BPA has been phased out so thoroughly that the American Chemistry Council (ACC) filed a petition in 2011 calling for an end “approval” by the FDA for BPA, as they feel it is a nonissue. While consumer advocates applaud the FDA’s ban on BPA, there has been concern that it has not been banned in food packaging across the board.

According to Sara Janssen, senior scientist for the National Resource Defense Council’s public health program, the FDA banning was a less than committed effort. “To truly protect the public,” she said in a statement, “the FDA needs to ban BPA from all food packaging. This half-hearted action—taken only after consumers shifted away from BPA in children’s products—is inadequate. The FDA continues to dodge the bigger questions of BPA’s safety.”

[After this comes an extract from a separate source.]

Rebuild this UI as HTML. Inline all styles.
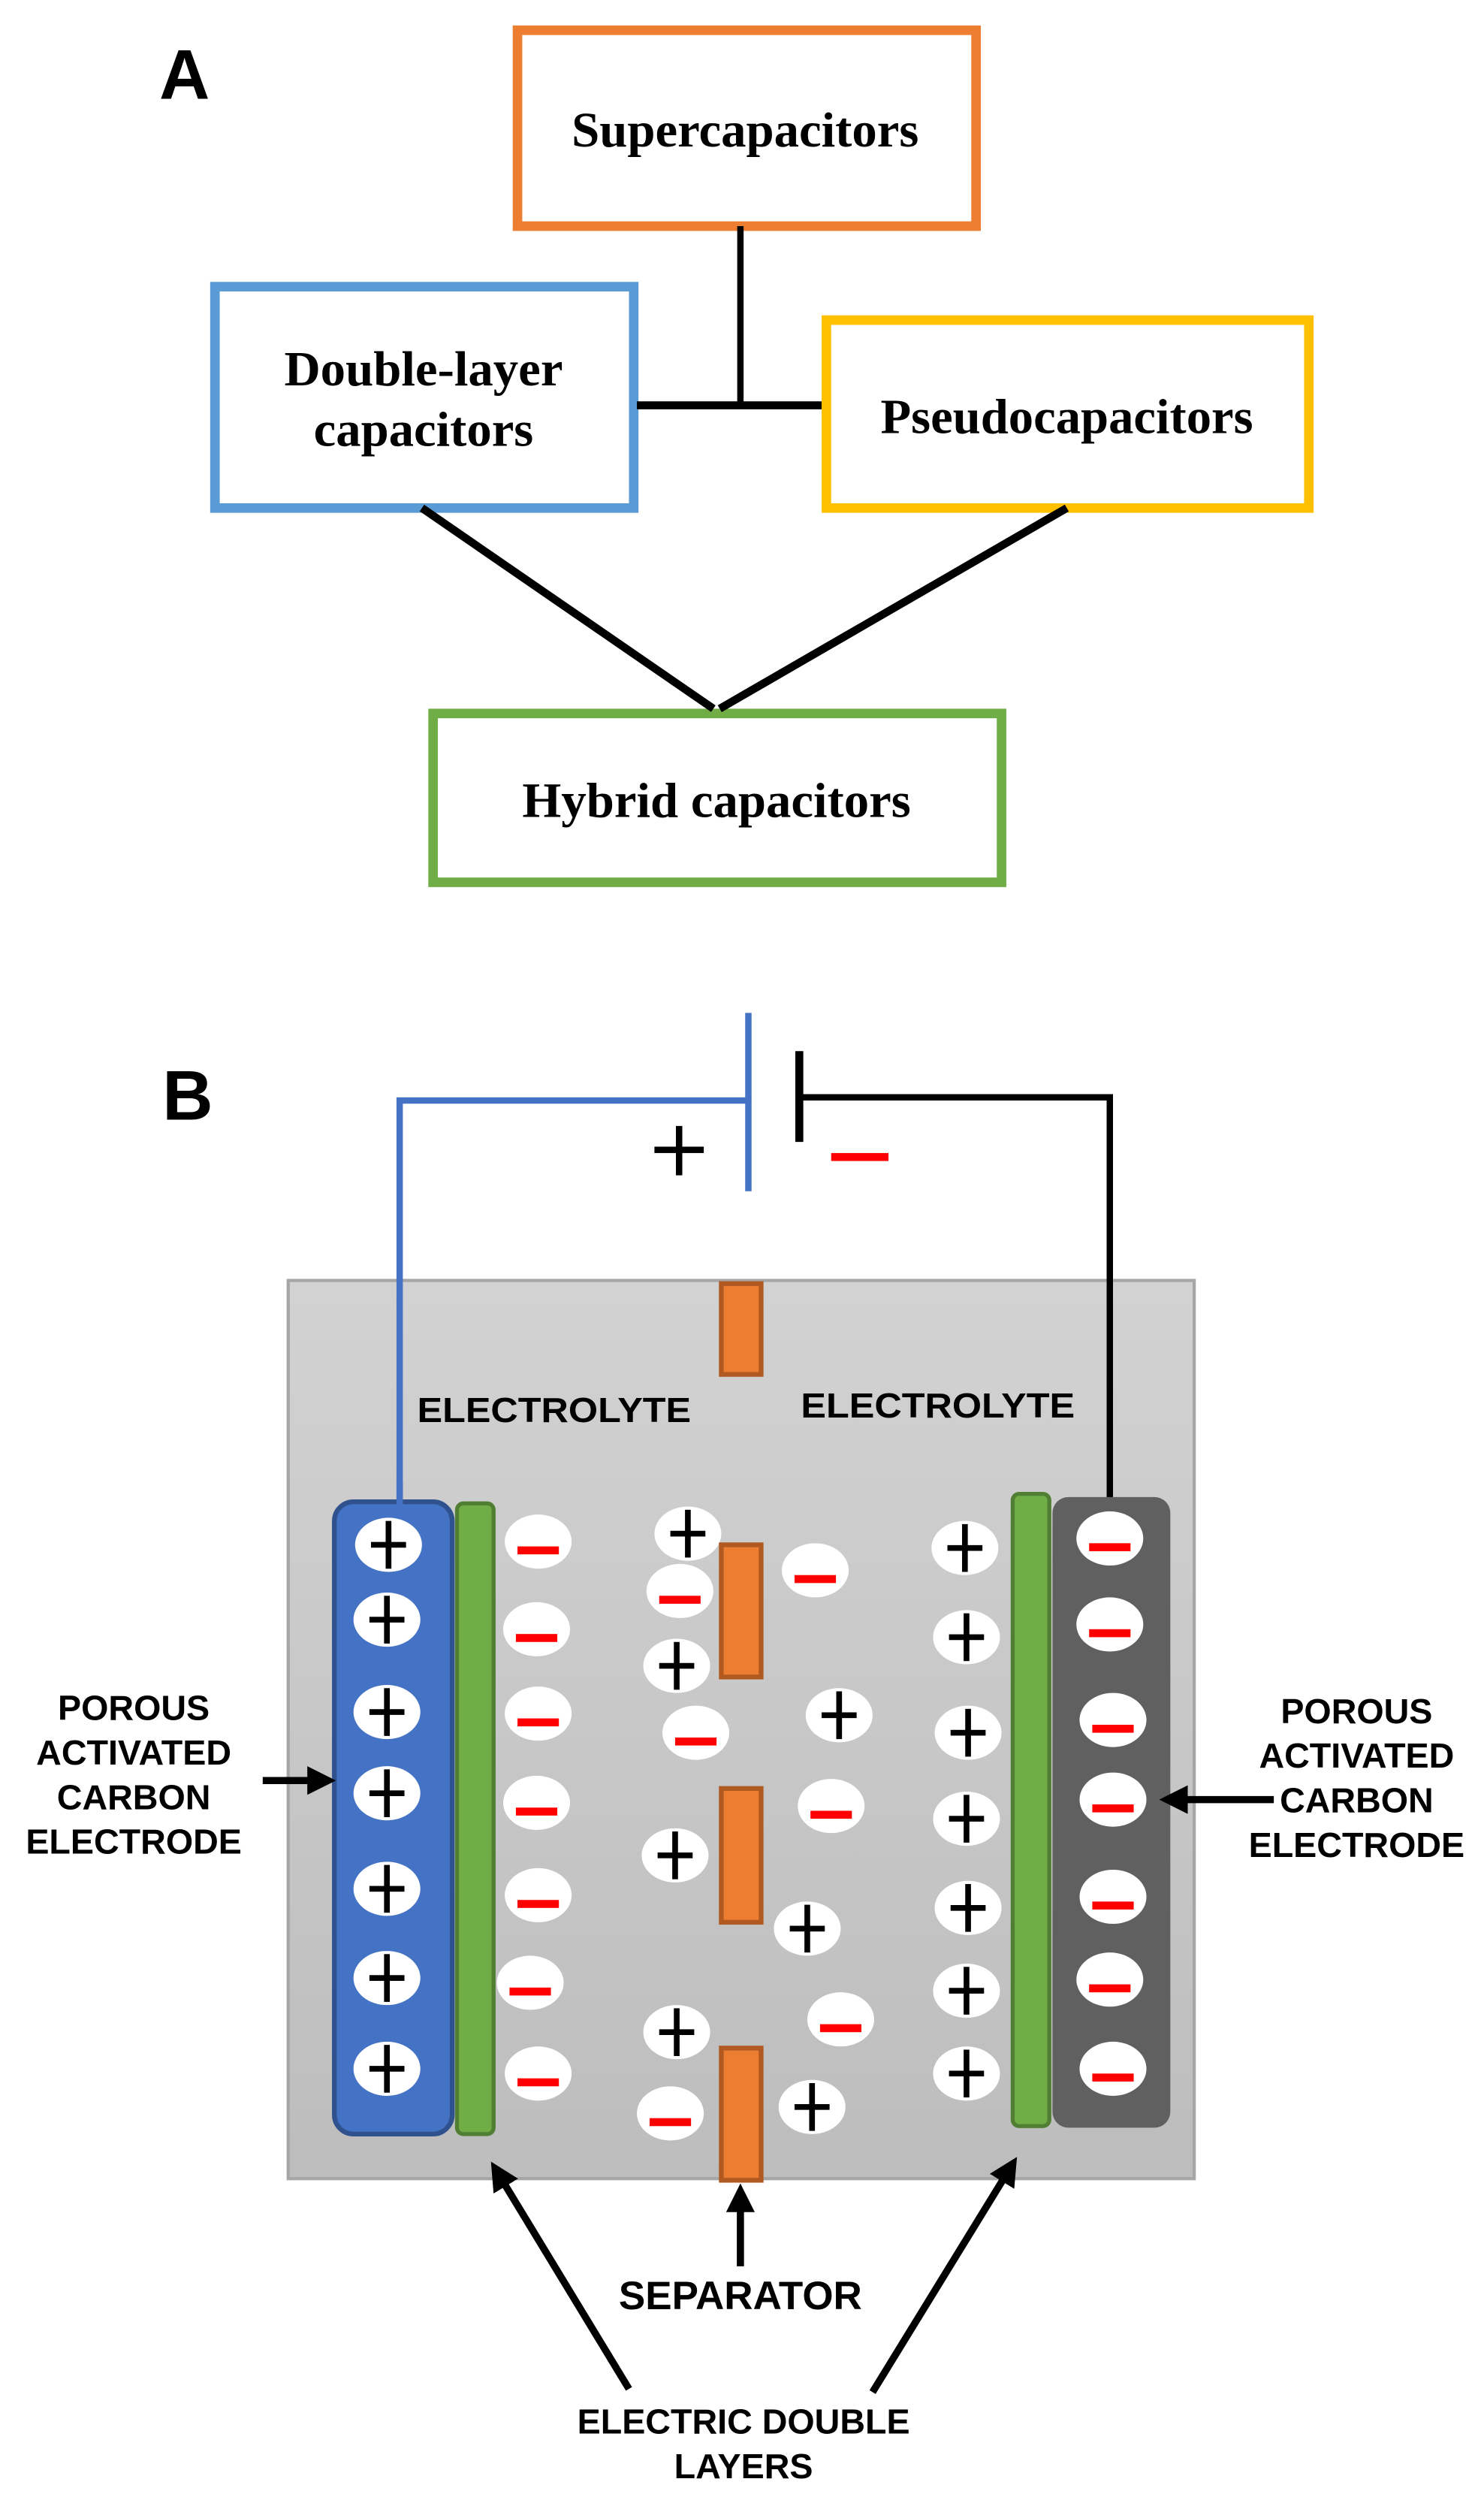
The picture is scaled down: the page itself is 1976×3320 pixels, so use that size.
<!DOCTYPE html>
<html><head><meta charset="utf-8"><style>html,body{margin:0;padding:0;background:#fff}svg{display:block}</style></head><body>
<svg width="1976" height="3320" viewBox="0 0 932 1566" preserveAspectRatio="none" xmlns="http://www.w3.org/2000/svg">
<defs>
<linearGradient id="g" x1="0" y1="0" x2="0" y2="1"><stop offset="0" stop-color="#d2d2d2"/><stop offset="1" stop-color="#bdbdbd"/></linearGradient>
<g id="p"><ellipse rx="21" ry="17" fill="#fff"/><rect x="-11" y="-1.8" width="22" height="3.6" fill="#000"/><rect x="-1.8" y="-15" width="3.6" height="30" fill="#000"/></g>
<g id="m"><ellipse rx="21" ry="17" fill="#fff"/><rect x="-13" y="3" width="26" height="5" fill="#f00"/></g>
<marker id="ah" markerWidth="4" markerHeight="4" refX="2" refY="2" orient="auto" markerUnits="strokeWidth"><path d="M0,0 L4,2 L0,4 z" fill="#000"/></marker>
</defs>
<g font-family="Liberation Sans, sans-serif" font-weight="bold">
<text x="100" y="62" font-size="44">A</text>
<text x="102" y="703" font-size="44">B</text>
</g>
<g fill="none" stroke-width="6">
<rect x="325" y="19" width="288" height="123" stroke="#ED7D31"/>
<rect x="135" y="180" width="263" height="139" stroke="#5B9BD5"/>
<rect x="519" y="201" width="303" height="118" stroke="#FFC000"/>
<rect x="272" y="448" width="357" height="106" stroke="#70AD47"/>
</g>
<g stroke="#000" fill="none">
<line x1="465" y1="142" x2="465" y2="254" stroke-width="4"/>
<line x1="400" y1="254.5" x2="516" y2="254.5" stroke-width="5"/>
<line x1="265" y1="319" x2="448" y2="445" stroke-width="5"/>
<line x1="670" y1="319" x2="452" y2="445" stroke-width="5"/>
</g>
<g font-family="Liberation Serif, serif" font-weight="bold" font-size="31" text-anchor="middle" fill="#000" lengthAdjust="spacingAndGlyphs">
<text x="468" y="92" textLength="218" lengthAdjust="spacingAndGlyphs">Supercapacitors</text>
<text x="266" y="242" textLength="175" lengthAdjust="spacingAndGlyphs">Double-layer</text>
<text x="266" y="280" textLength="138" lengthAdjust="spacingAndGlyphs">capacitors</text>
<text x="670" y="272" textLength="234" lengthAdjust="spacingAndGlyphs">Pseudocapacitors</text>
<text x="450" y="513" textLength="244" lengthAdjust="spacingAndGlyphs">Hybrid capacitors</text>
</g>
<rect x="181" y="804" width="569" height="564" fill="url(#g)" stroke="#a6a6a6" stroke-width="2"/>
<polyline points="470,691 251,691 251,946" fill="none" stroke="#4472C4" stroke-width="4"/>
<line x1="470" y1="636" x2="470" y2="748" stroke="#4472C4" stroke-width="4"/>
<polyline points="502,689 697,689 697,942" fill="none" stroke="#000" stroke-width="4"/>
<line x1="502" y1="660" x2="502" y2="717" stroke="#000" stroke-width="5"/>
<rect x="411" y="720" width="31" height="4" fill="#000"/><rect x="424.5" y="707" width="4" height="31" fill="#000"/>
<rect x="522" y="724" width="36" height="5" fill="#f00"/>
<rect x="210" y="943" width="74" height="397" rx="12" fill="#4472C4" stroke="#2F528F" stroke-width="3"/>
<rect x="287" y="944" width="23" height="396" rx="4" fill="#70AD47" stroke="#507E32" stroke-width="2.5"/>
<rect x="636" y="938" width="23" height="397" rx="4" fill="#70AD47" stroke="#507E32" stroke-width="2.5"/>
<rect x="661" y="940" width="74" height="396" rx="10" fill="#606060"/>
<line x1="251" y1="930" x2="251" y2="946" stroke="#4472C4" stroke-width="4"/>
<g>
<use href="#p" x="244" y="970"/><use href="#p" x="243" y="1017"/><use href="#p" x="243" y="1075"/><use href="#p" x="243" y="1126"/><use href="#p" x="243" y="1186"/><use href="#p" x="243" y="1242"/><use href="#p" x="243" y="1299"/>
<use href="#m" x="338" y="968"/><use href="#m" x="337" y="1023"/><use href="#m" x="338" y="1076"/><use href="#m" x="337" y="1132"/><use href="#m" x="338" y="1190"/><use href="#m" x="333" y="1245"/><use href="#m" x="338" y="1302"/>
<use href="#p" x="432" y="963"/><use href="#m" x="427" y="999"/><use href="#p" x="425" y="1046"/><use href="#m" x="437" y="1088"/><use href="#p" x="424" y="1165"/><use href="#p" x="425" y="1276"/><use href="#m" x="421" y="1327"/>
<use href="#m" x="512" y="986"/><use href="#p" x="527" y="1077"/><use href="#m" x="522" y="1134"/><use href="#p" x="507" y="1211"/><use href="#m" x="528" y="1268"/><use href="#p" x="510" y="1323"/>
<use href="#p" x="606" y="972"/><use href="#p" x="607" y="1028"/><use href="#p" x="608" y="1088"/><use href="#p" x="607" y="1142"/><use href="#p" x="608" y="1198"/><use href="#p" x="607" y="1250"/><use href="#p" x="607" y="1302"/>
<use href="#m" x="697" y="966"/><use href="#m" x="697" y="1020"/><use href="#m" x="699" y="1080"/><use href="#m" x="699" y="1130"/><use href="#m" x="699" y="1191"/><use href="#m" x="697" y="1243"/><use href="#m" x="699" y="1299"/>
</g>
<g fill="#ED7D31" stroke="#B05A22" stroke-width="3">
<rect x="453" y="806" width="25" height="57"/>
<rect x="453" y="970" width="25" height="83"/>
<rect x="453" y="1123" width="25" height="84"/>
<rect x="453" y="1286" width="25" height="83"/>
</g>
<g font-family="Liberation Sans, sans-serif" font-weight="bold" font-size="22" fill="#000" text-anchor="middle">
<text x="348" y="893" textLength="172" lengthAdjust="spacingAndGlyphs">ELECTROLYTE</text>
<text x="589" y="890" textLength="172" lengthAdjust="spacingAndGlyphs">ELECTROLYTE</text>
<text x="84" y="1080">POROUS</text><text x="84" y="1108">ACTIVATED</text><text x="84" y="1136">CARBON</text><text x="84" y="1164">ELECTRODE</text>
<text x="852" y="1082">POROUS</text><text x="852" y="1110">ACTIVATED</text><text x="852" y="1138">CARBON</text><text x="852" y="1166">ELECTRODE</text>
<text x="465" y="1450" font-size="25">SEPARATOR</text>
<text x="467" y="1528">ELECTRIC DOUBLE</text>
<text x="467" y="1556">LAYERS</text>
</g>
<g stroke="#000" stroke-width="4.5" fill="none" marker-end="url(#ah)">
<line x1="165" y1="1118" x2="202" y2="1118"/>
<line x1="800" y1="1130" x2="737" y2="1130"/>
<line x1="465" y1="1423" x2="465" y2="1380"/>
<line x1="395" y1="1500" x2="313" y2="1365"/>
<line x1="548" y1="1502" x2="634" y2="1362"/>
</g>
</svg>
</body></html>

The concern about BPA is that it can be consumed inadvertently by leaching into our food and water from the containers holding food and beverages and from plastic tableware, among other things. BPA may leach more readily from some containers more than others, based on the heat of the food or beverage and other factors.

The Federal Drug Administration holds that low levels of BPA, as are currently present in food packaging, do not present a health risk. Currently, Bisphenol A is banned in most consumer packaging in a dozen states including California, Connecticut, Delaware, Maine, Maryland, Massachusetts, Minnesota, New York, Vermont, Washington and Wisconsin.